Auch dein Beitrag liest sich wie ein Vorwurf. Ein Vorwurf, der jetzt zu spät kommt und ein Vorwurf, der alleine da steht ohne einen anderen Beitrag von dir, in dem du erfüllst, was du einforderst. Ich habe während des ganzen Affentheaters der letzten Wochen trotzdem immer versucht, Leuten, die nicht daran beteiligt waren, sinnvolle Antworten zu geben.
Zu deiner Frage, welchen Einfluss die Gesellschaft auf unsere Krankheit hat, will ich eine Antwort versuchen:
Für mich sind die gesellschaftlichen Anforderungen eines der größten Probleme mit MD.

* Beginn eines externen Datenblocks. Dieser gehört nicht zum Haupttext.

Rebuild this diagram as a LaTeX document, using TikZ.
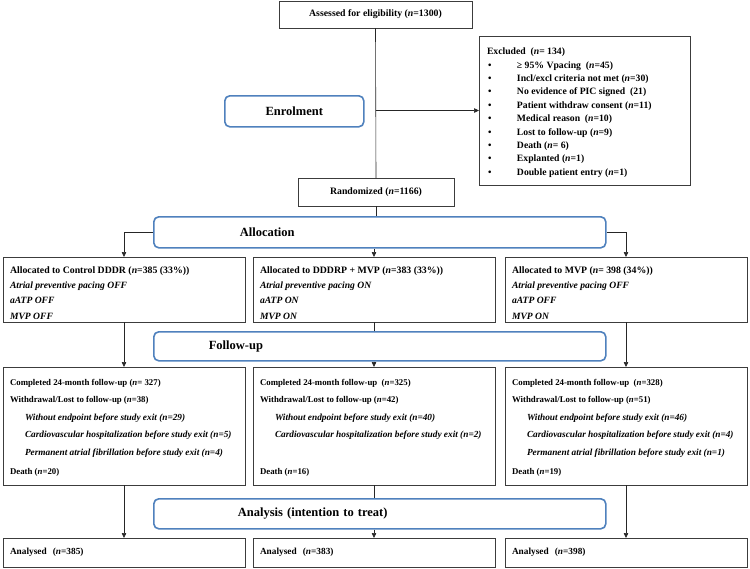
\documentclass[tikz,border=0pt]{standalone}
\usepackage{fontspec}
\setmainfont{Liberation Serif}
\usetikzlibrary{arrows.meta}
\definecolor{bblue}{RGB}{79,129,189}
\definecolor{lgray}{RGB}{60,60,60}
\newcommand{\itl}[1]{{\fontsize{9.3}{17.5}\selectfont\textit{#1}}}
\newcommand{\ita}[1]{{\fontsize{9.6}{15.3}\selectfont\textit{#1}}}
\begin{document}
\begin{tikzpicture}[x=1pt,y=-1pt,
 box/.style={draw=lgray, line width=0.7pt, inner sep=0pt, outer sep=0pt, anchor=north west},
 txt/.style={inner sep=0pt, outer sep=0pt, anchor=north west, align=left},
 phase/.style={draw=bblue, line width=1.6pt, rounded corners=5pt, fill=white, inner sep=0pt, anchor=north west, align=left, font=\fontsize{12.5}{14}\selectfont\bfseries},
 conn/.style={draw=black!85, line width=0.6pt},
 arr/.style={conn, -{Triangle[length=5pt,width=4.5pt]}},
 albox/.style={box, minimum width=242pt, minimum height=65pt},
 altxt/.style={txt, font=\fontsize{9.8}{15.3}\selectfont\bfseries},
 fubox/.style={box, minimum width=242pt, minimum height=118pt},
 futxt/.style={txt, font=\fontsize{8.8}{17.5}\selectfont\bfseries},
 anbox/.style={box, minimum width=242pt, minimum height=29pt, text width=228pt, align=left, font=\fontsize{9.3}{10}\selectfont\bfseries}]
\useasboundingbox (0,0) rectangle (750,568);

% top
\node[box, minimum width=193pt, minimum height=27pt, align=center, font=\fontsize{9.8}{11}\selectfont\bfseries] (assess) at (279,1) {Assessed for eligibility (\textit{n}=1300)};
\node[box, minimum width=211pt, minimum height=149pt] (excl) at (479,36) {};
\node[txt, font=\fontsize{9.7}{13.4}\selectfont\bfseries] (exclt) at (487,48) {%
Excluded\ \ (\textit{n}= 134)\\
\makebox[30pt][l]{\hspace{1pt}•}≥ 95\% Vpacing\ \ (\textit{n}=45)\\
\makebox[30pt][l]{\hspace{1pt}•}Incl/excl criteria not met (\textit{n}=30)\\
\makebox[30pt][l]{\hspace{1pt}•}No evidence of PIC signed\ \ (21)\\
\makebox[30pt][l]{\hspace{1pt}•}Patient withdraw consent (\textit{n}=11)\\
\makebox[30pt][l]{\hspace{1pt}•}Medical reason\ \ (\textit{n}=10)\\
\makebox[30pt][l]{\hspace{1pt}•}Lost to follow-up (\textit{n}=9)\\
\makebox[30pt][l]{\hspace{1pt}•}Death (\textit{n}= 6)\\
\makebox[30pt][l]{\hspace{1pt}•}Explanted (\textit{n}=1)\\
\makebox[30pt][l]{\hspace{1pt}•}Double patient entry (\textit{n}=1)};
\node[phase, minimum width=139pt, minimum height=31pt, align=center] (enrol) at (224,95) {Enrolment};
\node[box, minimum width=156pt, minimum height=28pt, align=center, font=\fontsize{9.8}{11}\selectfont\bfseries] (rand) at (298,178) {Randomized (\textit{n}=1166)};

% allocation
\node[phase, minimum width=452pt, minimum height=31pt, text width=452pt] (alloc) at (153,216) {\hspace*{86pt}Allocation};
\node[albox] (a1) at (3,257) {};
\node[albox] (a2) at (253,257) {};
\node[albox] (a3) at (505,257) {};
\node[altxt] (a1t) at (10,266.5) {Allocated to Control DDDR (\textit{n}=385 (33\%))\\\ita{Atrial preventive pacing OFF}\\\ita{aATP OFF}\\\ita{MVP OFF}};
\node[altxt] (a2t) at (260,266.5) {Allocated to DDDRP + MVP (\textit{n}=383 (33\%))\\\ita{Atrial preventive pacing ON}\\\ita{aATP ON}\\\ita{MVP ON}};
\node[altxt] (a3t) at (512,266.5) {Allocated to MVP (\textit{n}= 398 (34\%))\\\ita{Atrial preventive pacing OFF}\\\ita{aATP OFF}\\\ita{MVP ON}};

% follow-up
\node[phase, minimum width=452pt, minimum height=29pt, text width=452pt] (fu) at (153,331) {\hspace*{55pt}Follow-up};
\node[fubox] (f1) at (3,367) {};
\node[fubox] (f2) at (253,367) {};
\node[fubox] (f3) at (505,367) {};
\node[futxt] (f1t) at (10,378.8) {Completed 24-month follow-up (\textit{n}= 327)\\
Withdrawal/Lost to follow-up (\textit{n}=38)\\
\hspace*{15pt}\itl{Without endpoint before study exit (n=29)}\\
\hspace*{15pt}\itl{Cardiovascular hospitalization before study exit (n=5)}\\
\hspace*{15pt}\itl{Permanent atrial fibrillation before study exit (n=4)}\\[1.5pt]
Death (\textit{n}=20)};
\node[futxt] (f2t) at (260,378.8) {Completed 24-month follow-up\ \ (\textit{n}=325)\\
Withdrawal/Lost to follow-up (\textit{n}=42)\\
\hspace*{15pt}\itl{Without endpoint before study exit (n=40)}\\
\hspace*{15pt}\itl{Cardiovascular hospitalization before study exit (n=2)}\\
\mbox{}\\[1.5pt]
Death (\textit{n}=16)};
\node[futxt] (f3t) at (512,378.8) {Completed 24-month follow-up\ \ (\textit{n}=328)\\
Withdrawal/Lost to follow-up (\textit{n}=51)\\
\hspace*{15pt}\itl{Without endpoint before study exit (n=46)}\\
\hspace*{15pt}\itl{Cardiovascular hospitalization before study exit (n=4)}\\
\hspace*{15pt}\itl{Permanent atrial fibrillation before study exit (n=1)}\\[1.5pt]
Death (\textit{n}=19)};

% analysis
\node[phase, minimum width=452pt, minimum height=30pt, text width=452pt] (an) at (153,498) {\hspace*{84pt}Analysis (intention to treat)};
\node[anbox] (n1) at (3,538) {Analysed\ \ (\textit{n}=385)};
\node[anbox] (n2) at (253,538) {Analysed\ \ (\textit{n}=383)};
\node[anbox] (n3) at (505,538) {Analysed\ \ (\textit{n}=398)};

% connectors
\draw[conn] (assess.south) -- (rand.north);
\draw[arr] (assess.south |- excl.west) -- (excl.west);
\draw[conn] (rand.south) -- (alloc.north -| rand.south);
\draw[arr] (alloc.west) -| (a1.north);
\draw[arr] (alloc.east) -| (a3.north);
\draw[arr] (alloc.south -| a2.north) -- (a2.north);
\draw[arr] (a1.south) -- (f1.north);
\draw[conn] (a2.south) -- (fu.north -| a2.south);
\draw[arr] (fu.south -| f2.north) -- (f2.north);
\draw[arr] (a3.south) -- (f3.north);
\draw[arr] (f1.south) -- (n1.north);
\draw[conn] (f2.south) -- (an.north -| f2.south);
\draw[arr] (an.south -| n2.north) -- (n2.north);
\draw[arr] (f3.south) -- (n3.north);
\end{tikzpicture}
\end{document}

Den gesellschaftlichen Anforderungen zu genügen oder mich permanent verteidigen zu müssen, weshalb ich dieses 'Spiel' nicht mitspielen will, bedeutet für mich Dauerstress und auch dauernde Kränkung.
Es hat schon in der Schule damit angefangen, wo man von früh bis spät irgendwelchen mehr oder gar nicht sinnvollen Regeln unterworfen wird, die einem auch niemand erklären kann und will - man soll sich einfach daran halten, nur weil andere Leute sich schon daran gewöhnt haben. Ich habe mich in der Schule leidenschaftlich gegen alle sinnlosen und ungerechten Regeln gewehrt und musste mich natürlich von allen dafür auslachen lassen. Natürlich habe ich besonders verbissen gekämpft, wenn ich manisch war. Aber der Spruch: 'Da kannst du doch sowieso nichts ausrichten, der Lehrer sitzt immer am längeren Hebel' hat mich auch in der Depression auf die Palme bringen können.
Heute komme ich mit der Gesellschaft besser klar - weil ich mir kaum noch Gedanken über ihre überzogenen Ansprüche an mich mache. Ich könnte austicken, wenn jemand anfangen möchte, mein Verhalten, meine Person mit den Normen und Maßstäben der Gesellschaft abzugleichen und dann noch meint, ich müsse mich fpr Abweichungen rechtfertigen. Denn das kommt mir so unzureichend und verfehlt vor, dass ich gar nicht weiß, was ich dazu sagen soll.
Irgendwann hab ich mir irgendwo eine Nische eingerichtet, in der ich mich ziemlich wohl fühle. Das geht aber mit einem nicht zu unterschätzenden Realitätsverlust, vielleicht auch mit einem Verweigern der Realität einher. Sobald ich jedoch auf die Gesellschaft angewiesen bin und ich mich deshalb natürlich mit ihr auseinandersetzen muss, geht der Stress wieder los. Trotzdem sehe ich mich nicht als Außnseiterin der Gesellschaft, aber mein Kontakt mit ihr beschränkt sich auf ein paar wenige Bereiche, in denen ich klar komme.
Rückblickend kann ich mit Sicherheit sagen, dass zu den Auslösern meiner harten cycling-Phasen immer der Stress gehörte, den ich durch die Anforderungen und den Druck der Gesellschaft empfand - und das wird ja immer noch schlimmer, je mehr man in die Krankheit kommt.